_Stored data_:
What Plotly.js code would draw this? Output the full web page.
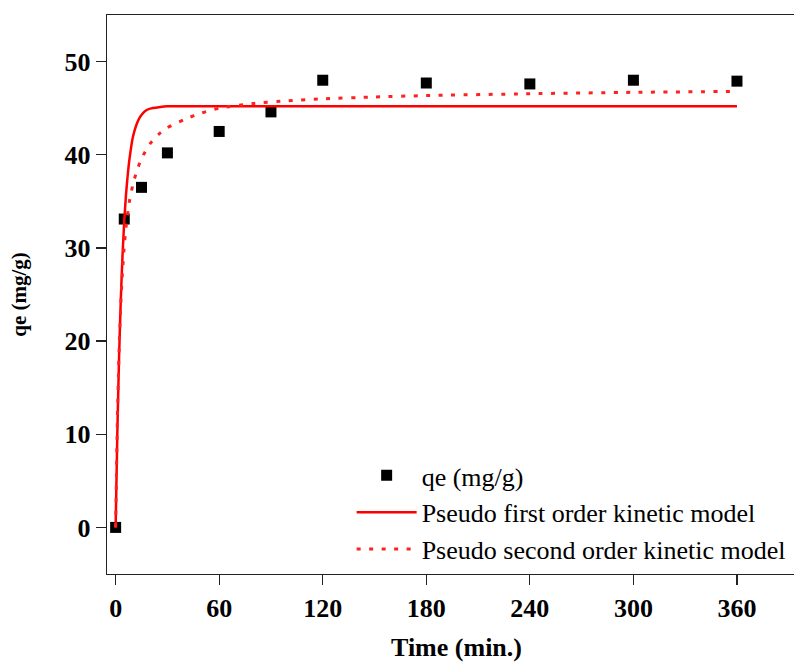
<!DOCTYPE html>
<html>
<head>
<meta charset="utf-8">
<script src="https://cdn.plot.ly/plotly-3.0.1.min.js"></script>
<style>
html, body { margin: 0; padding: 0; overflow: hidden; background: #fff; width: 794px; height: 662px; }
#chart { width: 826px; height: 662px; }
</style>
</head>
<body>
<div id="chart"></div>
<script>
// Experimental data
var timeMin = [0, 5, 15, 30, 60, 90, 120, 180, 240, 300, 360];
var qeExp = [0, 33.1, 36.5, 40.2, 42.5, 44.6, 48.0, 47.7, 47.6, 48.0, 47.9];

// Pseudo first order curve
var pfoTime = [0, 1, 2, 3, 4, 5, 6, 7, 8, 10, 12, 14, 16, 18, 20, 25, 30, 40, 60, 120, 180, 240, 300, 360];
var pfoQ = [0, 10.3, 18.3, 24.5, 29.2, 32.9, 35.7, 37.8, 39.5, 41.9, 43.2, 44.0, 44.5, 44.8, 44.95, 45.1, 45.2, 45.2, 45.2, 45.2, 45.2, 45.2, 45.2, 45.2];

// Pseudo second order curve
var psoTime = [0, 1, 2, 3, 4, 5, 6, 8, 10, 12, 15, 20, 25, 30, 40, 50, 60, 80, 100, 120, 150, 180, 240, 300, 360];
var psoQ = [0, 11.5, 19.0, 24.0, 27.5, 30.2, 32.2, 35.0, 36.8, 38.1, 39.6, 41.2, 42.2, 42.9, 43.8, 44.5, 45.0, 45.5, 45.8, 46.0, 46.2, 46.35, 46.55, 46.7, 46.8];

var xTicks = [0, 60, 120, 180, 240, 300, 360];
var yTicks = [0, 10, 20, 30, 40, 50];

var serif = '"Liberation Serif", "Times New Roman", serif';

var traces = [
  {
    x: timeMin, y: qeExp, type: 'scatter', mode: 'markers', name: 'qe (mg/g)',
    marker: { symbol: 'square', size: 11, color: '#000' }
  },
  {
    x: pfoTime, y: pfoQ, type: 'scatter', mode: 'lines', name: 'Pseudo first order kinetic model',
    line: { color: '#ff0000', width: 2.5, shape: 'spline', smoothing: 0.6 }
  },
  {
    x: psoTime, y: psoQ, type: 'scatter', mode: 'lines', name: 'Pseudo second order kinetic model',
    line: { color: '#ff2020', width: 3, dash: '4px,8.5px', shape: 'spline', smoothing: 0.6 }
  }
];

var layout = {
  width: 826, height: 662,
  margin: { l: 107, r: 20, t: 15, b: 88 },
  paper_bgcolor: '#fff', plot_bgcolor: '#fff',
  showlegend: true,
  legend: {
    x: 0.35, y: 0.2183, xanchor: 'left', yanchor: 'top',
    bgcolor: 'rgba(0,0,0,0)', borderwidth: 0,
    font: { family: serif, size: 26, color: '#000' },
    itemwidth: 60, tracegroupgap: 0
  },
  xaxis: {
    range: [-5, 400], tickvals: xTicks, ticktext: xTicks.map(String),
    showgrid: false, zeroline: false,
    showline: true, linecolor: '#222', linewidth: 1.3, mirror: true,
    ticks: 'outside', ticklen: 10, tickwidth: 1.3, tickcolor: '#222',
    tickfont: { family: serif, size: 26, color: '#000', weight: 'bold' },
    title: { text: '<b>Time (min.)</b>', font: { family: serif, size: 26, color: '#000' }, standoff: 22 }
  },
  yaxis: {
    range: [-5, 55], tickvals: yTicks, ticktext: yTicks.map(String),
    showgrid: false, zeroline: false,
    showline: true, linecolor: '#222', linewidth: 1.3, mirror: true,
    ticks: 'outside', ticklen: 10, tickwidth: 1.3, tickcolor: '#222',
    tickfont: { family: serif, size: 26, color: '#000', weight: 'bold' },
    title: { text: '<b>qe (mg/g)</b>', font: { family: serif, size: 21, color: '#000' }, standoff: 32 }
  }
};

Plotly.newPlot('chart', traces, layout, { displayModeBar: false, staticPlot: true });
</script>
</body>
</html>
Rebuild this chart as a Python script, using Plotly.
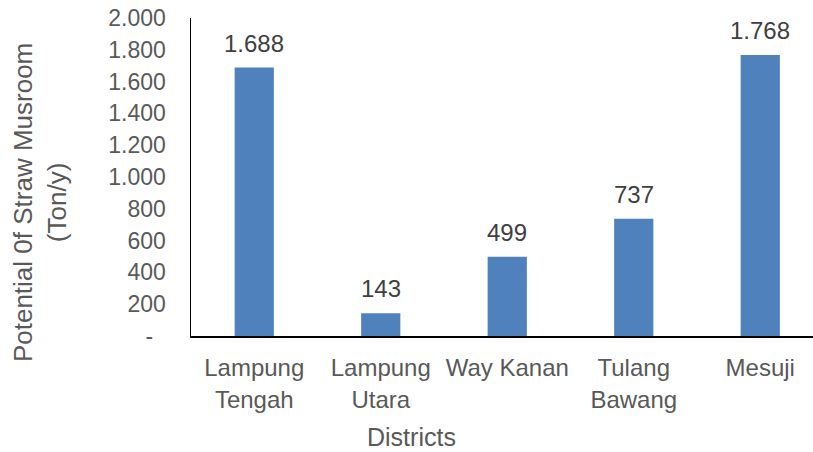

_EXERCISE OBJECTIVE_: Transcribe the material exactly, leaving every picture out.

_WRITTEN RESPONSE_:
What Plotly.js code would draw this? Output the full web page.
<!DOCTYPE html>
<html>
<head>
<meta charset="utf-8">
<script src="https://cdn.plot.ly/plotly-3.0.1.min.js"></script>
<style>
html, body { margin: 0; padding: 0; overflow: hidden; background: #fff; width: 794px; height: 662px; }
#chart { width: 826px; height: 662px; }
</style>
</head>
<body>
<div id="chart"></div>
<script>
// Experimental data
var timeMin = [0, 5, 15, 30, 60, 90, 120, 180, 240, 300, 360];
var qeExp = [0, 33.1, 36.5, 40.2, 42.5, 44.6, 48.0, 47.7, 47.6, 48.0, 47.9];

// Pseudo first order curve
var pfoTime = [0, 1, 2, 3, 4, 5, 6, 7, 8, 10, 12, 14, 16, 18, 20, 25, 30, 40, 60, 120, 180, 240, 300, 360];
var pfoQ = [0, 10.3, 18.3, 24.5, 29.2, 32.9, 35.7, 37.8, 39.5, 41.9, 43.2, 44.0, 44.5, 44.8, 44.95, 45.1, 45.2, 45.2, 45.2, 45.2, 45.2, 45.2, 45.2, 45.2];

// Pseudo second order curve
var psoTime = [0, 1, 2, 3, 4, 5, 6, 8, 10, 12, 15, 20, 25, 30, 40, 50, 60, 80, 100, 120, 150, 180, 240, 300, 360];
var psoQ = [0, 11.5, 19.0, 24.0, 27.5, 30.2, 32.2, 35.0, 36.8, 38.1, 39.6, 41.2, 42.2, 42.9, 43.8, 44.5, 45.0, 45.5, 45.8, 46.0, 46.2, 46.35, 46.55, 46.7, 46.8];

var xTicks = [0, 60, 120, 180, 240, 300, 360];
var yTicks = [0, 10, 20, 30, 40, 50];

var serif = '"Liberation Serif", "Times New Roman", serif';

var traces = [
  {
    x: timeMin, y: qeExp, type: 'scatter', mode: 'markers', name: 'qe (mg/g)',
    marker: { symbol: 'square', size: 11, color: '#000' }
  },
  {
    x: pfoTime, y: pfoQ, type: 'scatter', mode: 'lines', name: 'Pseudo first order kinetic model',
    line: { color: '#ff0000', width: 2.5, shape: 'spline', smoothing: 0.6 }
  },
  {
    x: psoTime, y: psoQ, type: 'scatter', mode: 'lines', name: 'Pseudo second order kinetic model',
    line: { color: '#ff2020', width: 3, dash: '4px,8.5px', shape: 'spline', smoothing: 0.6 }
  }
];

var layout = {
  width: 826, height: 662,
  margin: { l: 107, r: 20, t: 15, b: 88 },
  paper_bgcolor: '#fff', plot_bgcolor: '#fff',
  showlegend: true,
  legend: {
    x: 0.35, y: 0.2183, xanchor: 'left', yanchor: 'top',
    bgcolor: 'rgba(0,0,0,0)', borderwidth: 0,
    font: { family: serif, size: 26, color: '#000' },
    itemwidth: 60, tracegroupgap: 0
  },
  xaxis: {
    range: [-5, 400], tickvals: xTicks, ticktext: xTicks.map(String),
    showgrid: false, zeroline: false,
    showline: true, linecolor: '#222', linewidth: 1.3, mirror: true,
    ticks: 'outside', ticklen: 10, tickwidth: 1.3, tickcolor: '#222',
    tickfont: { family: serif, size: 26, color: '#000', weight: 'bold' },
    title: { text: '<b>Time (min.)</b>', font: { family: serif, size: 26, color: '#000' }, standoff: 22 }
  },
  yaxis: {
    range: [-5, 55], tickvals: yTicks, ticktext: yTicks.map(String),
    showgrid: false, zeroline: false,
    showline: true, linecolor: '#222', linewidth: 1.3, mirror: true,
    ticks: 'outside', ticklen: 10, tickwidth: 1.3, tickcolor: '#222',
    tickfont: { family: serif, size: 26, color: '#000', weight: 'bold' },
    title: { text: '<b>qe (mg/g)</b>', font: { family: serif, size: 21, color: '#000' }, standoff: 32 }
  }
};

Plotly.newPlot('chart', traces, layout, { displayModeBar: false, staticPlot: true });
</script>
</body>
</html>
Rebuild this chart as a Python script, using Plotly.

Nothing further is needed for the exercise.